Austen’s characters exist almost exclusively in leisure time (and in “a long, uneventful residence in one country circle”). Few work, and even fewer move with anything resembling haste: their top speed maxes out at a stroll. Presenting them in quick, cinematic takes cuts against their way of life. (In future productions, a revolving stage might solve some, though not all, of these problems.) Also missing, along with Austen’s engaging narration, are the brief, heightened moments that charge a nuance with drama.
OnStage’s technical elements are an uneven mix. Though Chad Oakley’s lighting is a mite too somber, Carol Whaley’s period costumes are quite good. And Mark Robertson’s stone-walled set has its uses, in particular for the famous Cobb fiasco, where Louisa (a nicely giddy Laura Bohlin) leaps into Wentworth’s unsuspecting arms (though the fall itself takes place offstage).

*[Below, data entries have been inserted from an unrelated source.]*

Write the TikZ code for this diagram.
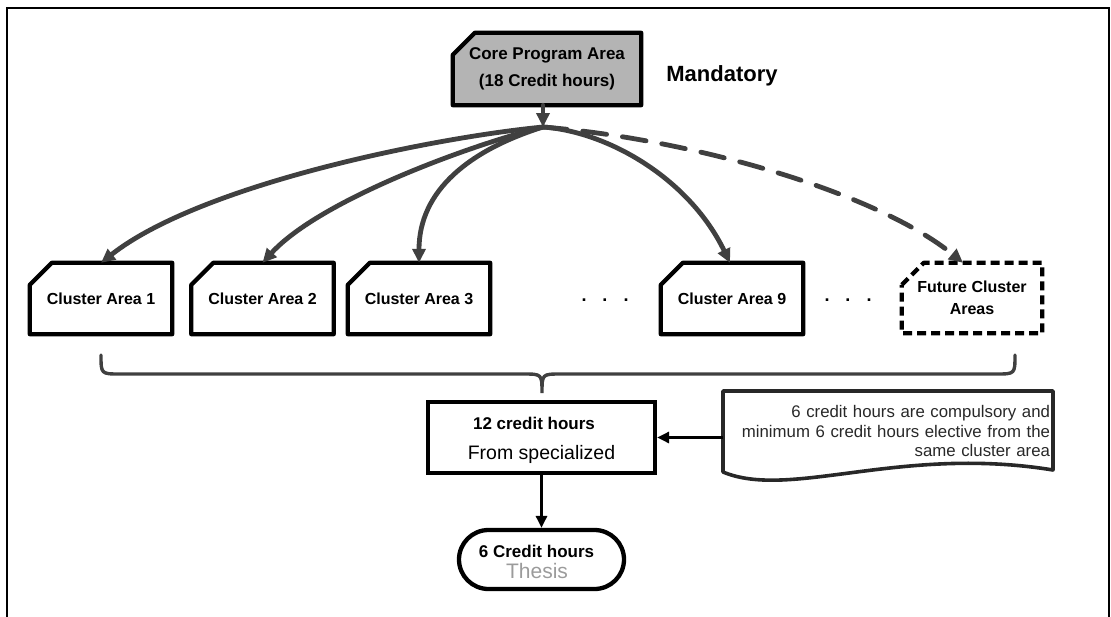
\documentclass[tikz,border=0pt]{standalone}
\usepackage{fontspec}
\setmainfont{Liberation Sans}
\usetikzlibrary{arrows.meta,calc,backgrounds,shapes.misc}

\definecolor{linkgray}{RGB}{64,64,64}
\definecolor{corefill}{RGB}{180,180,180}
\definecolor{notegray}{RGB}{40,40,40}
\definecolor{thesisgray}{RGB}{155,155,155}

% outline of a box with its top-left corner cut off
\newcommand\chamferbox[2][]{%
  \draw[boxline,#1] ([yshift=-22pt]#2.north west) -- ([xshift=22pt]#2.north west)
    -- (#2.north east) -- (#2.south east) -- (#2.south west) -- cycle;}

\begin{document}
\begin{tikzpicture}[x=1pt,y=-1pt,
  boxline/.style={line width=4.3pt, line join=round},
  areabox/.style={minimum width=142pt, minimum height=71pt, inner sep=0pt,
    font=\fontsize{16}{22}\selectfont\bfseries, align=center},
  link/.style={draw=linkgray, line width=4.8pt, line cap=round,
    -{Triangle[length=14pt,width=13pt]}},
  blackarrow/.style={draw=black, line width=3.3pt,
    -{Triangle[length=12pt,width=11pt]}},
  boldlabel/.style={inner sep=0pt, anchor=base, font=\fontsize{17}{20}\selectfont\bfseries},
]
\useasboundingbox (0,0) rectangle (1111,616);

% outer frame (open at the bottom)
\draw[line width=2.4pt] (7,640) -- (7,8) -- (1109,8) -- (1109,640);

% core area
\node[areabox, minimum width=188pt, minimum height=72pt,
      font=\fontsize{17}{27}\selectfont\bfseries] (core) at (547,69)
  {Core Program Area\\(18 Credit hours)};
\node[inner sep=0pt, anchor=base, font=\fontsize{22}{26}\selectfont\bfseries]
  (mand) at (722,81) {Mandatory};
\coordinate (hub) at (543,127);

% cluster areas
\node[areabox] (c1) at (101,298.5) {Cluster Area 1};
\node[areabox] (c2) at (262.5,298.5) {Cluster Area 2};
\node[areabox] (c3) at (419,298.5) {Cluster Area 3};
\node[areabox] (c9) at (732,298.5) {Cluster Area 9};
\node[areabox, minimum width=140pt, minimum height=70pt] (fut) at (972,298)
  {Future Cluster\\Areas};
\node[inner sep=0pt, anchor=base, font=\fontsize{18}{19}\selectfont\bfseries]
  (dotsA) at (605,301) {.\hspace{16pt}.\hspace{16pt}.};
\node[inner sep=0pt, anchor=base, font=\fontsize{18}{19}\selectfont\bfseries]
  (dotsB) at (848,301) {.\hspace{16pt}.\hspace{16pt}.};

\begin{scope}[on background layer]
  \chamferbox[fill=corefill]{core}
  \chamferbox{c1}
  \chamferbox{c2}
  \chamferbox{c3}
  \chamferbox{c9}
  \chamferbox[dash pattern=on 9pt off 5pt]{fut}
\end{scope}

% links from the core area
\draw[link] ($(core.south)+(-4,0)$) -- (hub);
\draw[link] (hub) .. controls (430,138) and (200,185) .. (c1.north);
\draw[link] (hub) .. controls (470,145) and (320,200) .. (c2.north);
\draw[link] (hub) .. controls (470,150) and (419,190) .. (c3.north);
\draw[link] (hub) .. controls (610,132) and (690,180) .. ([xshift=-2pt]c9.north);
\draw[link, dash pattern=on 24pt off 16pt] (hub) .. controls (700,140) and (880,195)
  .. ([xshift=-9pt]fut.north);

% brace gathering the clusters
\draw[draw=linkgray, line width=3.4pt, line cap=round]
  (101,355) .. controls (101,374) .. (120,374) -- (523,374)
  .. controls (542,374) .. (542,393) .. controls (542,374) .. (561,374)
  -- (996,374) .. controls (1015,374) .. (1015,355);

% specialised credit hours
\node[draw, line width=4.3pt, minimum width=227pt, minimum height=71pt, inner sep=0pt]
  (spec) at (541.5,437.5) {};
\node[boldlabel] (specA) at (534,429) {12 credit hours};
\node[inner sep=0pt, anchor=base, font=\fontsize{19.5}{22}\selectfont]
  (specB) at (541.5,459) {From specialized};

% explanatory note
\node[minimum width=330pt, minimum height=79pt, text width=324pt, inner xsep=3pt,
      inner ysep=0pt, align=right, text=notegray,
      font=\fontsize{16.8}{19.5}\selectfont] (note) at (888,431)
  {6 credit hours are compulsory and\\minimum 6 credit hours elective from the\\same cluster area};
\draw[line width=3.6pt, line join=round, draw=notegray]
  (723,391) -- (1053,391) -- (1053,470)
  .. controls (900,445) and (790,500) .. (723,472) -- cycle;
\draw[blackarrow] (note.west |- spec.east) -- (spec.east);

% thesis
\node[draw, rounded rectangle, line width=4.3pt, minimum width=165pt,
      minimum height=59pt, inner sep=0pt] (thesis) at (541.5,559.5) {};
\node[boldlabel] (thA) at (536.5,557) {6 Credit hours};
\node[inner sep=0pt, anchor=base, font=\fontsize{21}{24}\selectfont, text=thesisgray]
  (thB) at (537,578) {Thesis};
\draw[blackarrow] (spec.south) -- (thesis.north);
\end{tikzpicture}
\end{document}
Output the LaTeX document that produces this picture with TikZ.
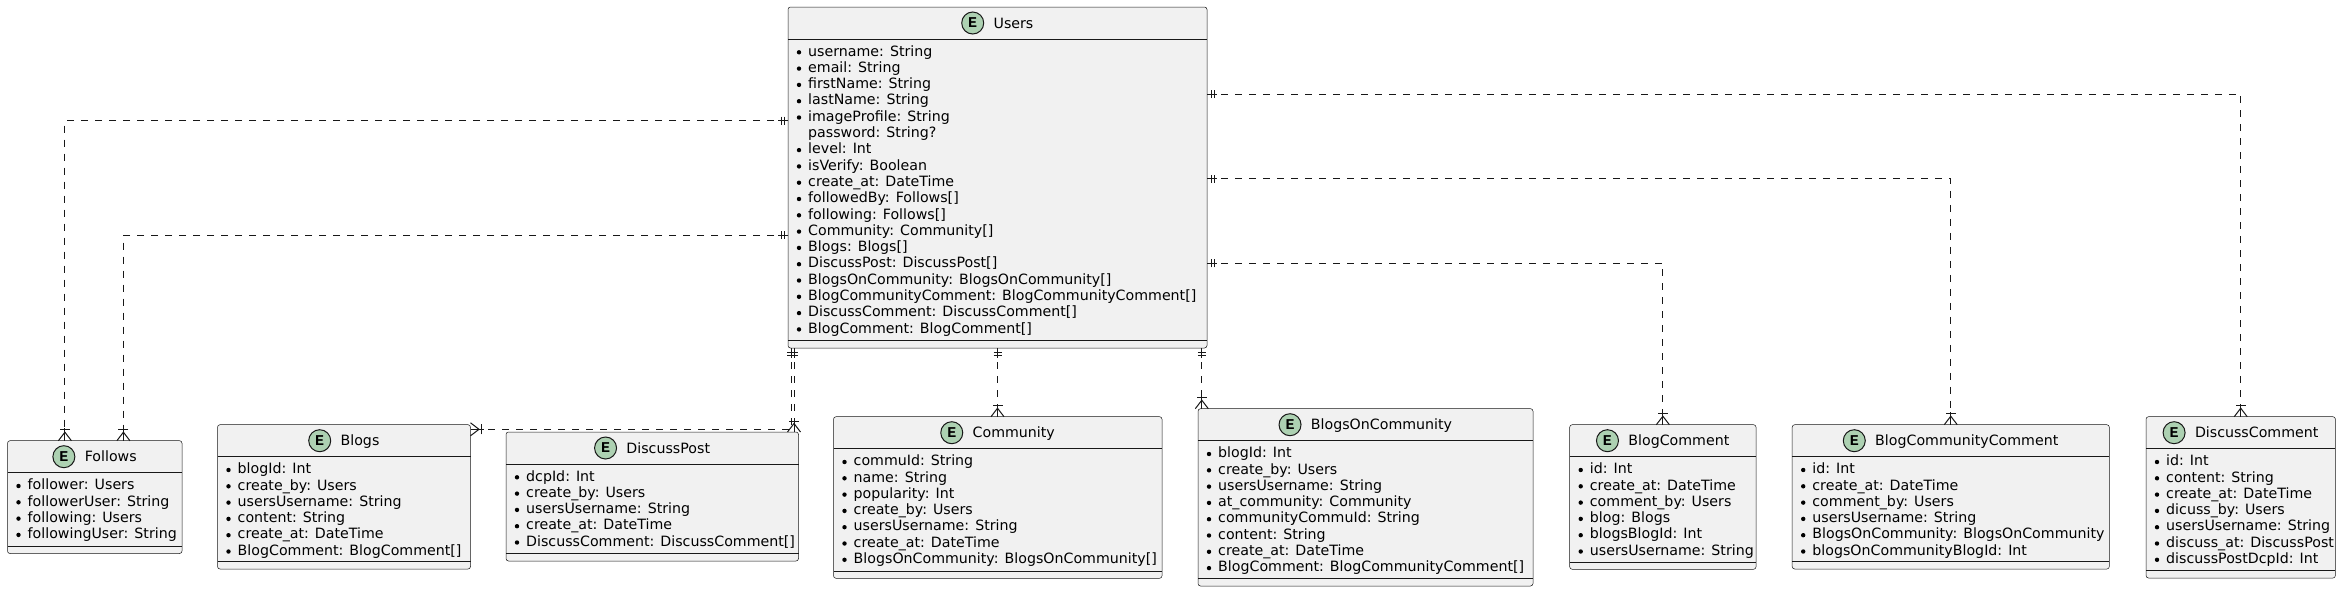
\documentclass[tikz,border=0pt]{standalone}
\usepackage{fontspec}
\setmainfont{DejaVu Sans}
\newfontfamily\spotfont{Liberation Mono}
\usetikzlibrary{calc}
\definecolor{linec}{HTML}{181818}
\definecolor{boxfill}{HTML}{F1F1F1}
\definecolor{spotfill}{HTML}{ADD1B2}
\tikzset{
  ebox/.style={draw=linec, line width=0.5pt, fill=boxfill, rounded corners=2.5pt, inner sep=0pt, outer sep=0pt},
  divline/.style={draw=linec, line width=0.5pt},
  etitle/.style={inner sep=0pt, font=\fontsize{14.2}{16.3}\selectfont, text height=10pt, text depth=0pt},
  spot/.style={circle, draw=linec, line width=1pt, fill=spotfill, minimum size=22pt, inner sep=0pt, font=\spotfont\bfseries\fontsize{15}{15}\selectfont},
  attr/.style={inner sep=0pt, anchor=base west, font=\fontsize{14.2}{16.3}\selectfont},
  rel/.style={draw=linec, line width=1pt, dash pattern=on 7pt off 7pt},
  mk/.style={draw=linec, line width=1pt},
  exone/.pic={\draw[mk] (0,0) -- (10,0); \draw[mk] (4,-4) -- (4,4); \draw[mk] (7,-4) -- (7,4);},
  crowmany/.pic={\draw[mk] (0,0) -- (13,0); \draw[mk] (0,6.5) -- (8.5,0) -- (0,-6.5); \draw[mk] (11,-5) -- (11,5);}
}
% #1 name, #2 left, #3 top, #4 right, #5 bottom, #6 title, #7 rows
\newcommand{\erent}[7]{%
  \pgfmathsetmacro{\eW}{#4-#2}%
  \pgfmathsetmacro{\eH}{#5-#3}%
  \node[ebox, minimum width=\eW pt, minimum height=\eH pt, anchor=north west] (#1) at (#2,-#3) {};
  \draw[divline] ([yshift=-32pt]#1.north west) -- ([yshift=-32pt]#1.north east);
  \draw[divline] ([yshift=7.5pt]#1.south west) -- ([yshift=7.5pt]#1.south east);
  \node[etitle] (#1-t) at ({(#2+#4)/2+16},-#3-16) {#6};
  \node[spot] (#1-e) at ([xshift=-20.7pt]#1-t.west) {E};
  \foreach \b/\t [count=\i from 0] in {#7} {
    \node[attr] (#1-a\i) at (#2+20,{-#3-44-\i*16.3-5}) {\t};
    \ifnum\b=1 \fill[black] (#2+11,{-#3-44-\i*16.3-1.3}) circle (2.2); \fi
  }
}
\begin{document}
\begin{tikzpicture}[x=1pt,y=1pt]
\fill[white] (0,0) rectangle (2342,-592);
\useasboundingbox (0,0) rectangle (2342,-592);

\erent{users}{788}{7}{1207}{348}{Users}{1/username: String, 1/email: String, 1/firstName: String, 1/lastName: String, 1/imageProfile: String, 0/password: String?, 1/level: Int, 1/isVerify: Boolean, 1/create\_at: DateTime, 1/followedBy: Follows[], 1/following: Follows[], 1/Community: Community[], 1/Blogs: Blogs[], 1/DiscussPost: DiscussPost[], 1/BlogsOnCommunity: BlogsOnCommunity[], 1/BlogCommunityComment: BlogCommunityComment[], 1/DiscussComment: DiscussComment[], 1/BlogComment: BlogComment[]}

\erent{follows}{7.5}{440.7}{182}{553.5}{Follows}{1/follower: Users, 1/followerUser: String, 1/following: Users, 1/followingUser: String}

\erent{blogs}{217.5}{424.7}{470.5}{569}{Blogs}{1/blogId: Int, 1/create\_by: Users, 1/usersUsername: String, 1/content: String, 1/create\_at: DateTime, 1/BlogComment: BlogComment[]}

\erent{discusspost}{506}{432}{798.5}{561}{DiscussPost}{1/dcpId: Int, 1/create\_by: Users, 1/usersUsername: String, 1/create\_at: DateTime, 1/DiscussComment: DiscussComment[]}

\erent{community}{833.5}{416.7}{1162}{578.3}{Community}{1/commuId: String, 1/name: String, 1/popularity: Int, 1/create\_by: Users, 1/usersUsername: String, 1/create\_at: DateTime, 1/BlogsOnCommunity: BlogsOnCommunity[]}

\erent{boc}{1198}{408.7}{1533}{586}{BlogsOnCommunity}{1/blogId: Int, 1/create\_by: Users, 1/usersUsername: String, 1/at\_community: Community, 1/communityCommuId: String, 1/content: String, 1/create\_at: DateTime, 1/BlogComment: BlogCommunityComment[]}

\erent{blogcomment}{1569.7}{424.7}{1756}{569.3}{BlogComment}{1/id: Int, 1/create\_at: DateTime, 1/comment\_by: Users, 1/blog: Blogs, 1/blogsBlogId: Int, 1/usersUsername: String}

\erent{bcc}{1792.2}{424.7}{2109.3}{569}{BlogCommunityComment}{1/id: Int, 1/create\_at: DateTime, 1/comment\_by: Users, 1/usersUsername: String, 1/BlogsOnCommunity: BlogsOnCommunity, 1/blogsOnCommunityBlogId: Int}

\erent{discusscomment}{2146}{416.7}{2335.4}{578}{DiscussComment}{1/id: Int, 1/content: String, 1/create\_at: DateTime, 1/dicuss\_by: Users, 1/usersUsername: String, 1/discuss\_at: DiscussPost, 1/discussPostDcpId: Int}

% connector end points
\coordinate (uF1) at ($(users.north west)+(0,-113.7)$);
\coordinate (fF1) at ($(follows.north west)+(57.4,0)$);
\coordinate (uF2) at ($(users.north west)+(0,-228.3)$);
\coordinate (fF2) at ($(follows.north west)+(115.9,0)$);
\coordinate (uB) at ($(users.south west)+(3.3,0)$);
\coordinate (bB) at ($(blogs.north east)+(0,-4.6)$);
\coordinate (uD) at ($(users.south west)+(6,0)$);
\coordinate (dD) at (uD |- discusspost.north);
\coordinate (uC) at (users.south);
\coordinate (cC) at (uC |- community.north);
\coordinate (uBo) at ($(users.south east)+(-5.2,0)$);
\coordinate (bBo) at (uBo |- boc.north);
\coordinate (uDC) at ($(users.north east)+(0,-87)$);
\coordinate (dcDC) at (discusscomment.north);
\coordinate (uBCC) at ($(users.north east)+(0,-171.7)$);
\coordinate (bBCC) at (bcc.north);
\coordinate (uBC) at ($(users.north east)+(0,-256.3)$);
\coordinate (bBC) at (blogcomment.north);

\draw[rel] (uF1) -| (fF1);
\draw[rel] (uF2) -| (fF2);
\draw[rel] (uB) |- (bB);
\draw[rel] (uD) -- (dD);
\draw[rel] (uC) -- (cC);
\draw[rel] (uBo) -- (bBo);
\draw[rel] (uDC) -| (dcDC);
\draw[rel] (uBCC) -| (bBCC);
\draw[rel] (uBC) -| (bBC);

% markers
\pic[rotate=180] at (uF1) {exone};
\pic[rotate=180] at (uF2) {exone};
\pic[rotate=-90] at (uB) {exone};
\pic[rotate=-90] at (uD) {exone};
\pic[rotate=-90] at (uC) {exone};
\pic[rotate=-90] at (uBo) {exone};
\pic at (uDC) {exone};
\pic at (uBCC) {exone};
\pic at (uBC) {exone};
\pic[rotate=90] at (fF1) {crowmany};
\pic[rotate=90] at (fF2) {crowmany};
\pic at (bB) {crowmany};
\pic[rotate=90] at (dD) {crowmany};
\pic[rotate=90] at (cC) {crowmany};
\pic[rotate=90] at (bBo) {crowmany};
\pic[rotate=90] at (dcDC) {crowmany};
\pic[rotate=90] at (bBCC) {crowmany};
\pic[rotate=90] at (bBC) {crowmany};
\end{tikzpicture}
\end{document}
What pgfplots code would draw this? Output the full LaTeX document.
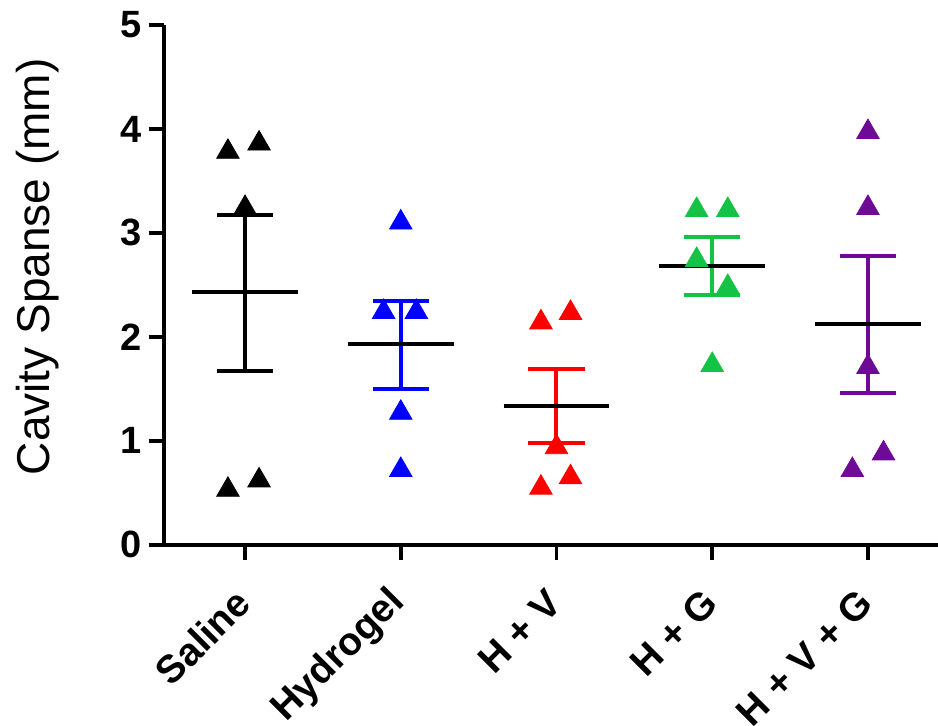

Austen asks us to lean forward, attend to microclues. But instead of subtlety, many in the cast opt for overbroad portrayals — Larry E. Fox’s hypereccentric Sir Walter, for example, and Holly Stephenson’s Mary Elliot — that leave no room for close inspection. Though his final scene with Anne is touching, Chris Renda’s Captain Wentworth is too young and hardly a naval hero in the Napoleonic Wars. Others play obviously for laughs, which could be funnier if done with more restraint.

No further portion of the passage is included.